Network Working Group
Request for Comments: 340
Categories: Telnet
References: RFC 328
Tom O'Sullivan
Raytheon Company
9933 Sudbury, Mass.
15 May 1972


   The proposed change to the TELNET protocol calling for one standard
protocol and dropping the idea of minimum implementation seems
reasonable at this time.

I suggest that both Data Types and Hide Your Input be kept for the

following reasons:

Data Types:

The objection stating that switching out of ASCII results in an irreversible change and loss of control can be met by requiring other codes to provide to a return to ASCII. Each other code may have its own return code, however, it may not always be employed. Other codes are important for alphanumeric terminals that have special devices attached. Several potential cases can be cited:

  1. Cal comp plotter attached to a teletype has logic permitting a program to turn the plotter on and off. When operating I believe it uses an 8 bit code which could conflict with Telnet signals.
  1. Numerically controlled machines, either controlled from a user terminal or code prepared by a HOST computer to be punched on the paper tape punch at a teletype way require the use of an arbitrary 8 bit code.
  1. Experiments controlled from alphanumeric terminal or sensor data collected through a cal-comp like connection may require the use of a full 8 bit code.

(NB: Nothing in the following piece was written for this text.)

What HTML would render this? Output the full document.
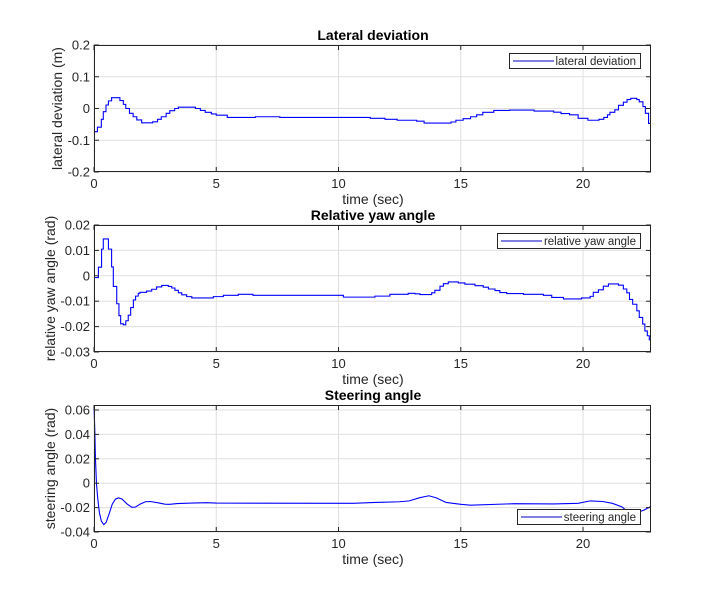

In these cases a transparent data type with a provision for a return

to ASCII mode seems desirable.

As more and more use of data base systems in the network is considered, the need for and importance of using access keys, passwords, etc. grows. The fact that it is difficult to select the length of input to be hidden is not a persuasive argument. Potential solutions seem to exist, e.g. the protocol could provide for accepting length statements from the user program, data base system, operating system, etc. and in default of this, use a default length representing the server system expected optimum length.